The exercise: Without the pictures, repeat the listing character for character.

Data to process:
##########

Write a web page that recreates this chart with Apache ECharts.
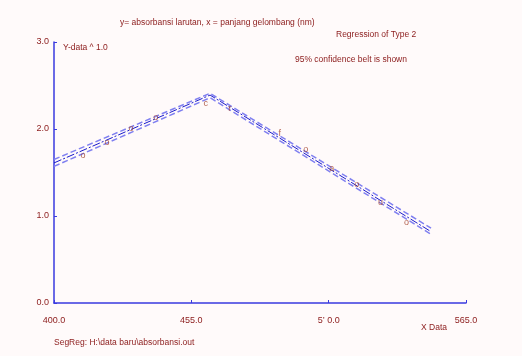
<!DOCTYPE html>
<html>
<head>
<meta charset="utf-8">
<script src="https://cdn.jsdelivr.net/npm/echarts@6/dist/echarts.min.js"></script>
<style>
  html, body { margin: 0; padding: 0; background: #fffafa; }
  #main { width: 522px; height: 356px; }
</style>
</head>
<body>
<div id="main"></div>
<script>
// segmented regression: break point near 462.5
var fitLine = [[400, 1.61], [462.5, 2.39], [551, 0.82]];
var upperBand = [[400, 1.65], [462.5, 2.41], [551, 0.86]];
var lowerBand = [[400, 1.57], [462.5, 2.36], [551, 0.79]];
var pointX = [411.6, 421.2, 430.8, 440.8, 460.8, 470.4, 490.4, 500.8, 511.2, 521.2, 530.8, 541.2];
var pointY = [1.70, 1.84, 2.00, 2.13, 2.29, 2.23, 1.95, 1.76, 1.55, 1.36, 1.16, 0.93];
var pointMark = ["o", "o", "o", "o", "c", "r", "f", "o", "a", "o", "u", "o"];
var xTicks = ["400.0", "455.0", "5\u2019 0.0", "565.0"];
var yTicks = ["0.0", "1.0", "2.0", "3.0"];

var textColor = "#8b1a1a";
var axisBlue = "#3a3adf";

var chart = echarts.init(document.getElementById("main"));

var points = pointX.map(function (x, i) { return [x, pointY[i], pointMark[i]]; });

var option = {
  backgroundColor: "#fffafa",
  animation: false,
  textStyle: { fontFamily: "Liberation Sans, Arial, sans-serif" },
  grid: { left: 54, right: 56, top: 42, bottom: 53 },
  graphic: [
    { type: "text", left: 120, top: 18, style: { text: "y= absorbansi larutan, x = panjang gelombang (nm)", fill: textColor, font: "8.5px Liberation Sans" } },
    { type: "text", left: 336, top: 30, style: { text: "Regression of Type 2", fill: textColor, font: "8.5px Liberation Sans" } },
    { type: "text", left: 295, top: 55, style: { text: "95% confidence belt is shown", fill: textColor, font: "8.5px Liberation Sans" } },
    { type: "text", left: 63, top: 43, style: { text: "Y-data ^ 1.0", fill: textColor, font: "8.5px Liberation Sans" } },
    { type: "text", left: 421, top: 323, style: { text: "X Data", fill: textColor, font: "8.5px Liberation Sans" } },
    { type: "text", left: 54, top: 338, style: { text: "SegReg: H:\\data baru\\absorbansi.out", fill: textColor, font: "8.5px Liberation Sans" } }
  ],
  xAxis: {
    type: "value",
    min: 400,
    max: 565,
    interval: 55,
    splitLine: { show: false },
    axisLine: { lineStyle: { color: axisBlue, width: 1.5 } },
    axisTick: { inside: true, length: 3, lineStyle: { color: axisBlue } },
    axisLabel: {
      color: textColor, fontSize: 9, margin: 13,
      formatter: function (v) { return xTicks[Math.round((v - 400) / 55)]; }
    }
  },
  yAxis: {
    type: "value",
    min: 0,
    max: 3,
    interval: 1,
    splitLine: { show: false },
    axisLine: { show: true, lineStyle: { color: axisBlue, width: 1.5 } },
    axisTick: { show: true, inside: true, length: 3, lineStyle: { color: axisBlue } },
    axisLabel: {
      color: textColor, fontSize: 9, margin: 5,
      formatter: function (v) { return yTicks[Math.round(v)]; }
    }
  },
  series: [
    {
      type: "line", data: upperBand, symbol: "none",
      lineStyle: { color: "#8080f0", width: 1.5, type: [6, 3] }
    },
    {
      type: "line", data: lowerBand, symbol: "none",
      lineStyle: { color: "#8080f0", width: 1.5, type: [6, 3] }
    },
    {
      type: "line", data: fitLine, symbol: "none",
      lineStyle: { color: "#1a1acc", width: 1, type: [8, 2, 2, 2] }
    },
    {
      type: "scatter", data: points, symbol: "circle", symbolSize: 2,
      itemStyle: { color: "rgba(0,0,0,0)" },
      z: 5,
      label: {
        show: true, position: "inside", color: "#a0402a", fontSize: 9,
        formatter: function (p) { return p.data[2]; }
      }
    }
  ]
};

chart.setOption(option);
</script>
</body>
</html>
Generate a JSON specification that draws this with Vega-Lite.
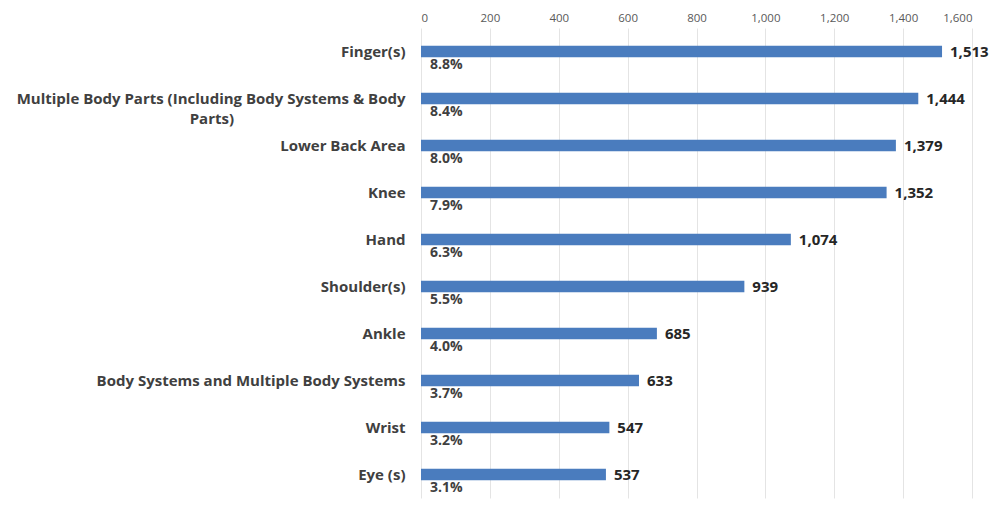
{
  "$schema": "https://vega.github.io/schema/vega-lite/v6.json",
  "width": 551,
  "height": 470,
  "autosize": {"type": "none"},
  "padding": {"left": 421, "top": 28, "right": 36, "bottom": 24},
  "background": "white",
  "config": {
    "view": {"stroke": null},
    "font": "Open Sans",
    "text": {"font": "Open Sans"}
  },
  "data": {
    "values": [
      {"part": "Finger(s)", "count": 1513, "pct": "8.8%"},
      {"part": "Multiple Body Parts (Including Body Systems & Body Parts)", "count": 1444, "pct": "8.4%"},
      {"part": "Lower Back Area", "count": 1379, "pct": "8.0%"},
      {"part": "Knee", "count": 1352, "pct": "7.9%"},
      {"part": "Hand", "count": 1074, "pct": "6.3%"},
      {"part": "Shoulder(s)", "count": 939, "pct": "5.5%"},
      {"part": "Ankle", "count": 685, "pct": "4.0%"},
      {"part": "Body Systems and Multiple Body Systems", "count": 633, "pct": "3.7%"},
      {"part": "Wrist", "count": 547, "pct": "3.2%"},
      {"part": "Eye (s)", "count": 537, "pct": "3.1%"}
    ]
  },
  "encoding": {
    "y": {
      "field": "part",
      "type": "nominal",
      "sort": null,
      "title": null,
      "scale": {"paddingInner": 0.76, "paddingOuter": 0.38},
      "axis": {
        "domain": false,
        "ticks": false,
        "labelPadding": 16,
        "labelFont": "Open Sans",
        "labelFontSize": 15,
        "labelFontWeight": "bold",
        "labelColor": "#404040",
        "labelLimit": 420,
        "labelExpr": "datum.label == 'Multiple Body Parts (Including Body Systems & Body Parts)' ? ['Multiple Body Parts (Including Body Systems & Body', 'Parts)\u00a0\u00a0\u00a0\u00a0\u00a0\u00a0\u00a0\u00a0\u00a0\u00a0\u00a0\u00a0\u00a0\u00a0\u00a0\u00a0\u00a0\u00a0\u00a0\u00a0\u00a0\u00a0\u00a0\u00a0\u00a0\u00a0\u00a0\u00a0\u00a0\u00a0\u00a0\u00a0\u00a0\u00a0\u00a0\u00a0\u00a0\u00a0\u00a0\u00a0\u00a0\u00a0\u00a0\u00a0\u200b'] : datum.label",
        "labelAlign": "right",
        "labelLineHeight": 20
      }
    }
  },
  "layer": [
    {
      "mark": {"type": "bar", "color": "#4a7cbe"},
      "encoding": {
        "x": {
          "field": "count",
          "type": "quantitative",
          "title": null,
          "scale": {"domain": [0, 1600], "nice": false},
          "axis": {
            "orient": "top",
            "values": [0, 200, 400, 600, 800, 1000, 1200, 1400, 1600],
            "format": ",d",
            "domain": false,
            "ticks": false,
            "grid": true,
            "gridColor": "#e4e4e4",
            "labelFont": "Open Sans",
            "labelFontSize": 11.5,
            "labelColor": "#595959",
            "labelPadding": 5
          }
        }
      }
    },
    {
      "mark": {"type": "text", "align": "left", "baseline": "middle", "dx": 8, "fontSize": 15, "fontWeight": "bold", "color": "#262626"},
      "encoding": {
        "x": {"field": "count", "type": "quantitative"},
        "text": {"field": "count", "type": "quantitative", "format": ",d"}
      }
    },
    {
      "mark": {"type": "text", "align": "left", "baseline": "middle", "dx": 9, "dy": 13, "fontSize": 14, "fontWeight": "bold", "color": "#404040"},
      "encoding": {
        "x": {"datum": 0, "type": "quantitative"},
        "text": {"field": "pct", "type": "nominal"}
      }
    }
  ]
}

##########

Correct answer:
Write a web page that recreates this chart with Apache ECharts.
<!DOCTYPE html>
<html>
<head>
<meta charset="utf-8">
<script src="https://cdn.jsdelivr.net/npm/echarts@6/dist/echarts.min.js"></script>
<style>
  html, body { margin: 0; padding: 0; background: #fffafa; }
  #main { width: 522px; height: 356px; }
</style>
</head>
<body>
<div id="main"></div>
<script>
// segmented regression: break point near 462.5
var fitLine = [[400, 1.61], [462.5, 2.39], [551, 0.82]];
var upperBand = [[400, 1.65], [462.5, 2.41], [551, 0.86]];
var lowerBand = [[400, 1.57], [462.5, 2.36], [551, 0.79]];
var pointX = [411.6, 421.2, 430.8, 440.8, 460.8, 470.4, 490.4, 500.8, 511.2, 521.2, 530.8, 541.2];
var pointY = [1.70, 1.84, 2.00, 2.13, 2.29, 2.23, 1.95, 1.76, 1.55, 1.36, 1.16, 0.93];
var pointMark = ["o", "o", "o", "o", "c", "r", "f", "o", "a", "o", "u", "o"];
var xTicks = ["400.0", "455.0", "5\u2019 0.0", "565.0"];
var yTicks = ["0.0", "1.0", "2.0", "3.0"];

var textColor = "#8b1a1a";
var axisBlue = "#3a3adf";

var chart = echarts.init(document.getElementById("main"));

var points = pointX.map(function (x, i) { return [x, pointY[i], pointMark[i]]; });

var option = {
  backgroundColor: "#fffafa",
  animation: false,
  textStyle: { fontFamily: "Liberation Sans, Arial, sans-serif" },
  grid: { left: 54, right: 56, top: 42, bottom: 53 },
  graphic: [
    { type: "text", left: 120, top: 18, style: { text: "y= absorbansi larutan, x = panjang gelombang (nm)", fill: textColor, font: "8.5px Liberation Sans" } },
    { type: "text", left: 336, top: 30, style: { text: "Regression of Type 2", fill: textColor, font: "8.5px Liberation Sans" } },
    { type: "text", left: 295, top: 55, style: { text: "95% confidence belt is shown", fill: textColor, font: "8.5px Liberation Sans" } },
    { type: "text", left: 63, top: 43, style: { text: "Y-data ^ 1.0", fill: textColor, font: "8.5px Liberation Sans" } },
    { type: "text", left: 421, top: 323, style: { text: "X Data", fill: textColor, font: "8.5px Liberation Sans" } },
    { type: "text", left: 54, top: 338, style: { text: "SegReg: H:\\data baru\\absorbansi.out", fill: textColor, font: "8.5px Liberation Sans" } }
  ],
  xAxis: {
    type: "value",
    min: 400,
    max: 565,
    interval: 55,
    splitLine: { show: false },
    axisLine: { lineStyle: { color: axisBlue, width: 1.5 } },
    axisTick: { inside: true, length: 3, lineStyle: { color: axisBlue } },
    axisLabel: {
      color: textColor, fontSize: 9, margin: 13,
      formatter: function (v) { return xTicks[Math.round((v - 400) / 55)]; }
    }
  },
  yAxis: {
    type: "value",
    min: 0,
    max: 3,
    interval: 1,
    splitLine: { show: false },
    axisLine: { show: true, lineStyle: { color: axisBlue, width: 1.5 } },
    axisTick: { show: true, inside: true, length: 3, lineStyle: { color: axisBlue } },
    axisLabel: {
      color: textColor, fontSize: 9, margin: 5,
      formatter: function (v) { return yTicks[Math.round(v)]; }
    }
  },
  series: [
    {
      type: "line", data: upperBand, symbol: "none",
      lineStyle: { color: "#8080f0", width: 1.5, type: [6, 3] }
    },
    {
      type: "line", data: lowerBand, symbol: "none",
      lineStyle: { color: "#8080f0", width: 1.5, type: [6, 3] }
    },
    {
      type: "line", data: fitLine, symbol: "none",
      lineStyle: { color: "#1a1acc", width: 1, type: [8, 2, 2, 2] }
    },
    {
      type: "scatter", data: points, symbol: "circle", symbolSize: 2,
      itemStyle: { color: "rgba(0,0,0,0)" },
      z: 5,
      label: {
        show: true, position: "inside", color: "#a0402a", fontSize: 9,
        formatter: function (p) { return p.data[2]; }
      }
    }
  ]
};

chart.setOption(option);
</script>
</body>
</html>
Generate a JSON specification that draws this with Vega-Lite.
{
  "$schema": "https://vega.github.io/schema/vega-lite/v6.json",
  "width": 551,
  "height": 470,
  "autosize": {"type": "none"},
  "padding": {"left": 421, "top": 28, "right": 36, "bottom": 24},
  "background": "white",
  "config": {
    "view": {"stroke": null},
    "font": "Open Sans",
    "text": {"font": "Open Sans"}
  },
  "data": {
    "values": [
      {"part": "Finger(s)", "count": 1513, "pct": "8.8%"},
      {"part": "Multiple Body Parts (Including Body Systems & Body Parts)", "count": 1444, "pct": "8.4%"},
      {"part": "Lower Back Area", "count": 1379, "pct": "8.0%"},
      {"part": "Knee", "count": 1352, "pct": "7.9%"},
      {"part": "Hand", "count": 1074, "pct": "6.3%"},
      {"part": "Shoulder(s)", "count": 939, "pct": "5.5%"},
      {"part": "Ankle", "count": 685, "pct": "4.0%"},
      {"part": "Body Systems and Multiple Body Systems", "count": 633, "pct": "3.7%"},
      {"part": "Wrist", "count": 547, "pct": "3.2%"},
      {"part": "Eye (s)", "count": 537, "pct": "3.1%"}
    ]
  },
  "encoding": {
    "y": {
      "field": "part",
      "type": "nominal",
      "sort": null,
      "title": null,
      "scale": {"paddingInner": 0.76, "paddingOuter": 0.38},
      "axis": {
        "domain": false,
        "ticks": false,
        "labelPadding": 16,
        "labelFont": "Open Sans",
        "labelFontSize": 15,
        "labelFontWeight": "bold",
        "labelColor": "#404040",
        "labelLimit": 420,
        "labelExpr": "datum.label == 'Multiple Body Parts (Including Body Systems & Body Parts)' ? ['Multiple Body Parts (Including Body Systems & Body', 'Parts)\u00a0\u00a0\u00a0\u00a0\u00a0\u00a0\u00a0\u00a0\u00a0\u00a0\u00a0\u00a0\u00a0\u00a0\u00a0\u00a0\u00a0\u00a0\u00a0\u00a0\u00a0\u00a0\u00a0\u00a0\u00a0\u00a0\u00a0\u00a0\u00a0\u00a0\u00a0\u00a0\u00a0\u00a0\u00a0\u00a0\u00a0\u00a0\u00a0\u00a0\u00a0\u00a0\u00a0\u00a0\u200b'] : datum.label",
        "labelAlign": "right",
        "labelLineHeight": 20
      }
    }
  },
  "layer": [
    {
      "mark": {"type": "bar", "color": "#4a7cbe"},
      "encoding": {
        "x": {
          "field": "count",
          "type": "quantitative",
          "title": null,
          "scale": {"domain": [0, 1600], "nice": false},
          "axis": {
            "orient": "top",
            "values": [0, 200, 400, 600, 800, 1000, 1200, 1400, 1600],
            "format": ",d",
            "domain": false,
            "ticks": false,
            "grid": true,
            "gridColor": "#e4e4e4",
            "labelFont": "Open Sans",
            "labelFontSize": 11.5,
            "labelColor": "#595959",
            "labelPadding": 5
          }
        }
      }
    },
    {
      "mark": {"type": "text", "align": "left", "baseline": "middle", "dx": 8, "fontSize": 15, "fontWeight": "bold", "color": "#262626"},
      "encoding": {
        "x": {"field": "count", "type": "quantitative"},
        "text": {"field": "count", "type": "quantitative", "format": ",d"}
      }
    },
    {
      "mark": {"type": "text", "align": "left", "baseline": "middle", "dx": 9, "dy": 13, "fontSize": 14, "fontWeight": "bold", "color": "#404040"},
      "encoding": {
        "x": {"datum": 0, "type": "quantitative"},
        "text": {"field": "pct", "type": "nominal"}
      }
    }
  ]
}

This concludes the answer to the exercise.